(STATED GOAL) Starting at the first line of the data below, retype every line up to and including the one containing "0], [-0.01083, -0.01]];".

(SOURCE EXCERPT)
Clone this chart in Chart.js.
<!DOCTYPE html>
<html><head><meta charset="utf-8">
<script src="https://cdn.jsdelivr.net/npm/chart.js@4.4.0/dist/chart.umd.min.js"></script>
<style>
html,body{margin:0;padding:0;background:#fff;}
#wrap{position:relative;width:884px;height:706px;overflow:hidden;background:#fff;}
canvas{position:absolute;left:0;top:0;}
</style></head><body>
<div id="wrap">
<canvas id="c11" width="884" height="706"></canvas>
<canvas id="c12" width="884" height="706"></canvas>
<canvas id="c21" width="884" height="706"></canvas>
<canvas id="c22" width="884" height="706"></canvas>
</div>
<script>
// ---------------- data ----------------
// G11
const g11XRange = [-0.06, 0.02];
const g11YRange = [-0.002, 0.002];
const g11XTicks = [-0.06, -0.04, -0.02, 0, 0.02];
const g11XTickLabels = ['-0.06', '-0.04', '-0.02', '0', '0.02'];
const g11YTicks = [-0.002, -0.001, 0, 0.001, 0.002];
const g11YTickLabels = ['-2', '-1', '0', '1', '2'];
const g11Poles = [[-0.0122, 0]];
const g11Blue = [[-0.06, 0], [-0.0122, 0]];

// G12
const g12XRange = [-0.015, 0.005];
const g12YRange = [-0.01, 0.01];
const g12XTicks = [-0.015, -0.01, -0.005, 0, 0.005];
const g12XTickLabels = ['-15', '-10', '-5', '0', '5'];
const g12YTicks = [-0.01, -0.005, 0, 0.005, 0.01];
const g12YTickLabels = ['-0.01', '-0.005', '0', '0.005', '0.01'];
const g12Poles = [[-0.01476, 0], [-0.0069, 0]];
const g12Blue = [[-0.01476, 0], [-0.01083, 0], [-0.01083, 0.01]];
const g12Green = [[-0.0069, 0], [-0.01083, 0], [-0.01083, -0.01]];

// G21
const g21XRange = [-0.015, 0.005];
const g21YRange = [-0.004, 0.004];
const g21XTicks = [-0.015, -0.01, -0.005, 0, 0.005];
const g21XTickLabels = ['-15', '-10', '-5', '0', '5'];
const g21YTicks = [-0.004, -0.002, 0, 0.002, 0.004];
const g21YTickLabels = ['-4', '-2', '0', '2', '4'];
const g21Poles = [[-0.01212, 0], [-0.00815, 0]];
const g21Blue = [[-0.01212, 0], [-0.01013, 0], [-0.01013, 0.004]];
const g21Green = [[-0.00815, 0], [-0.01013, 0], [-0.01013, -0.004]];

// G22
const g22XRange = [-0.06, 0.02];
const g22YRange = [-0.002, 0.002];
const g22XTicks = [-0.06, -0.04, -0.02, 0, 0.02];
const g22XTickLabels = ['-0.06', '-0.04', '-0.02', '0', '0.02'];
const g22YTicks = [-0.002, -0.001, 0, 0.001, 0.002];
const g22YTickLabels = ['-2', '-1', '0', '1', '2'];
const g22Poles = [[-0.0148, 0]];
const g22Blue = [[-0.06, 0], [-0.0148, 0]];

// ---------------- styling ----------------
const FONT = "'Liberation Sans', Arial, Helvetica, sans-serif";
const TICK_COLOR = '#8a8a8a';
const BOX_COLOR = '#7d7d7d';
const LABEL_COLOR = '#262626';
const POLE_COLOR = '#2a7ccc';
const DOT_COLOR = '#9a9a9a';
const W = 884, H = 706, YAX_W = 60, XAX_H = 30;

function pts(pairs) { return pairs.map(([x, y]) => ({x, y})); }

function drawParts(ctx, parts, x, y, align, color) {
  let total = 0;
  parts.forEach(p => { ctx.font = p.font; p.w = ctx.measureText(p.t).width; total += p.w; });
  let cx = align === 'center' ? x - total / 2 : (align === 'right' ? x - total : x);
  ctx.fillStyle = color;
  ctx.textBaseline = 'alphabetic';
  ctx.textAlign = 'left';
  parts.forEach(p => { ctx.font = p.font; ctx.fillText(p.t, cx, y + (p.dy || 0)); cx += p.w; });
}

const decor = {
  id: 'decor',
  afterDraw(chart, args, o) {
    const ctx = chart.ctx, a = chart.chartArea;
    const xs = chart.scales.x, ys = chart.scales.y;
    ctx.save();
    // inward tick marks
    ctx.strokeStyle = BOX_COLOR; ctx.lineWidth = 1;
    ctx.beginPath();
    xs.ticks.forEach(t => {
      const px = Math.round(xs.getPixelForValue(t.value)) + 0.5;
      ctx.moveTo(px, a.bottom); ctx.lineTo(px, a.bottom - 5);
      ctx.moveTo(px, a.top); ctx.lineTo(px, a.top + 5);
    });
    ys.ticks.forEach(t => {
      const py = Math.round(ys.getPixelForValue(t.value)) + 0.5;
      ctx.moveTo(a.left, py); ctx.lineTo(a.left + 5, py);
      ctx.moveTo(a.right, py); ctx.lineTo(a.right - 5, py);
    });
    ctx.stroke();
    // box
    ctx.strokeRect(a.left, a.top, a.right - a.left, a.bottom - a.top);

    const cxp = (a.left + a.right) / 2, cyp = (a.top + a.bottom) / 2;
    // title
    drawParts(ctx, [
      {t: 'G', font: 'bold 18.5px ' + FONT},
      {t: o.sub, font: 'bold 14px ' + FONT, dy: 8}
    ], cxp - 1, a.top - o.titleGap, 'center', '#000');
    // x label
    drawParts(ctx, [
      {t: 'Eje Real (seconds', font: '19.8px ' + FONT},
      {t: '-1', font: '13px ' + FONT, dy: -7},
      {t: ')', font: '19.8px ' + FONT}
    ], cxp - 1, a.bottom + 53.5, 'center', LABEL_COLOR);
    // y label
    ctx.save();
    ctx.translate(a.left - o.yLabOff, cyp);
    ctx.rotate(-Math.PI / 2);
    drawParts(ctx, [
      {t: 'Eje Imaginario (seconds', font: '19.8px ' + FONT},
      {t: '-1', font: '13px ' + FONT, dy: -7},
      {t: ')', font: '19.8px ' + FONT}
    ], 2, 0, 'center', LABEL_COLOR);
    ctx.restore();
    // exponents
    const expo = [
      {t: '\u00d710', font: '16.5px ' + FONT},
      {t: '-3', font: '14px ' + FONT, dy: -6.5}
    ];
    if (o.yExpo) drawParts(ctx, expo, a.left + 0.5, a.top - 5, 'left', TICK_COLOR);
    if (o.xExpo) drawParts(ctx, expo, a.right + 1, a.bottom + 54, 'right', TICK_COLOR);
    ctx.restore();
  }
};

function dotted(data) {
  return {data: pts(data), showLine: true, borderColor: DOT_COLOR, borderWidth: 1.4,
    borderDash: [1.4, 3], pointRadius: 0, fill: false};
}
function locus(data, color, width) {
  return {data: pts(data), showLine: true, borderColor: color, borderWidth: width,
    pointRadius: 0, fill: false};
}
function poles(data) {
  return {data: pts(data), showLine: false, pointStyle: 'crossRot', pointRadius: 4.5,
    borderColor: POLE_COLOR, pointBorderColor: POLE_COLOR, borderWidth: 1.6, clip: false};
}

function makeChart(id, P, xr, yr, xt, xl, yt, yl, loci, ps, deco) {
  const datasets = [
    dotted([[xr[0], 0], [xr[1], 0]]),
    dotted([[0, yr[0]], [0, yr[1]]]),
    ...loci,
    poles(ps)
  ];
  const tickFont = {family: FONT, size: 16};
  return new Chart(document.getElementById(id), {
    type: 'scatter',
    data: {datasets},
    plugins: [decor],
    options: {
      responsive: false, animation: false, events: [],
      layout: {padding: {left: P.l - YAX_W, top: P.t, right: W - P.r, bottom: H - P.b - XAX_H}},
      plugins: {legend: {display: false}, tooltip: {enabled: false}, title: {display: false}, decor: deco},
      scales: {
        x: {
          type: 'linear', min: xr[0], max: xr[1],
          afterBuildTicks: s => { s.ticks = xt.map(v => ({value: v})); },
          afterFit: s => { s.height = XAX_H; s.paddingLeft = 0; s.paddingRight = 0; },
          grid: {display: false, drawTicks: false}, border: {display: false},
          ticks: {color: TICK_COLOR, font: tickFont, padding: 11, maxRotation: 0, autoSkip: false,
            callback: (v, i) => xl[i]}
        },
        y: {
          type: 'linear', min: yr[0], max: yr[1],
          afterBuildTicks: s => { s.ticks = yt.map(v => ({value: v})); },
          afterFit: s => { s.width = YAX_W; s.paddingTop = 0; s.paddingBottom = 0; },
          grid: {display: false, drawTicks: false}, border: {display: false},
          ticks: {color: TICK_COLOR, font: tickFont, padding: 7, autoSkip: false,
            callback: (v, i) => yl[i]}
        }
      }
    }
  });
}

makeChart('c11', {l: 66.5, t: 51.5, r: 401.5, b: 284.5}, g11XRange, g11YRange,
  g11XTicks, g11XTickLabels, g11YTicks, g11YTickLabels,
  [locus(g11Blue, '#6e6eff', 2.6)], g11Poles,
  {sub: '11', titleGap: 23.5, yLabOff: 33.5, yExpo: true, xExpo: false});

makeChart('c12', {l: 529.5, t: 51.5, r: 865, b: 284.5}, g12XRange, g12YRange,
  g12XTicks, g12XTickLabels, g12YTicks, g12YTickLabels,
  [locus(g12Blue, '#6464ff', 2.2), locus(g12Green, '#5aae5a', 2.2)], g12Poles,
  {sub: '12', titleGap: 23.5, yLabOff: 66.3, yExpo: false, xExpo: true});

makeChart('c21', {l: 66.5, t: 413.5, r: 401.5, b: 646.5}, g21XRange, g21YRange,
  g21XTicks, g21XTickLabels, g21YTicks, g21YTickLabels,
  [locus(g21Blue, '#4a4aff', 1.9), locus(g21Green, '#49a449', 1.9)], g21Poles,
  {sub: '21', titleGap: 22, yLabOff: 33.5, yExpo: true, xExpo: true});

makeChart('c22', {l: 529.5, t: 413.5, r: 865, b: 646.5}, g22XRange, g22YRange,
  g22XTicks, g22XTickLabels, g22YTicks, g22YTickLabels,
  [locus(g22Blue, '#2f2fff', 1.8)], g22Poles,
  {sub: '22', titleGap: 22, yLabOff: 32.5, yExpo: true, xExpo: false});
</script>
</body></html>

(EXERCISE SOLUTION)
Clone this chart in Chart.js.
<!DOCTYPE html>
<html><head><meta charset="utf-8">
<script src="https://cdn.jsdelivr.net/npm/chart.js@4.4.0/dist/chart.umd.min.js"></script>
<style>
html,body{margin:0;padding:0;background:#fff;}
#wrap{position:relative;width:884px;height:706px;overflow:hidden;background:#fff;}
canvas{position:absolute;left:0;top:0;}
</style></head><body>
<div id="wrap">
<canvas id="c11" width="884" height="706"></canvas>
<canvas id="c12" width="884" height="706"></canvas>
<canvas id="c21" width="884" height="706"></canvas>
<canvas id="c22" width="884" height="706"></canvas>
</div>
<script>
// ---------------- data ----------------
// G11
const g11XRange = [-0.06, 0.02];
const g11YRange = [-0.002, 0.002];
const g11XTicks = [-0.06, -0.04, -0.02, 0, 0.02];
const g11XTickLabels = ['-0.06', '-0.04', '-0.02', '0', '0.02'];
const g11YTicks = [-0.002, -0.001, 0, 0.001, 0.002];
const g11YTickLabels = ['-2', '-1', '0', '1', '2'];
const g11Poles = [[-0.0122, 0]];
const g11Blue = [[-0.06, 0], [-0.0122, 0]];

// G12
const g12XRange = [-0.015, 0.005];
const g12YRange = [-0.01, 0.01];
const g12XTicks = [-0.015, -0.01, -0.005, 0, 0.005];
const g12XTickLabels = ['-15', '-10', '-5', '0', '5'];
const g12YTicks = [-0.01, -0.005, 0, 0.005, 0.01];
const g12YTickLabels = ['-0.01', '-0.005', '0', '0.005', '0.01'];
const g12Poles = [[-0.01476, 0], [-0.0069, 0]];
const g12Blue = [[-0.01476, 0], [-0.01083, 0], [-0.01083, 0.01]];
const g12Green = [[-0.0069, 0], [-0.01083, 0], [-0.01083, -0.01]];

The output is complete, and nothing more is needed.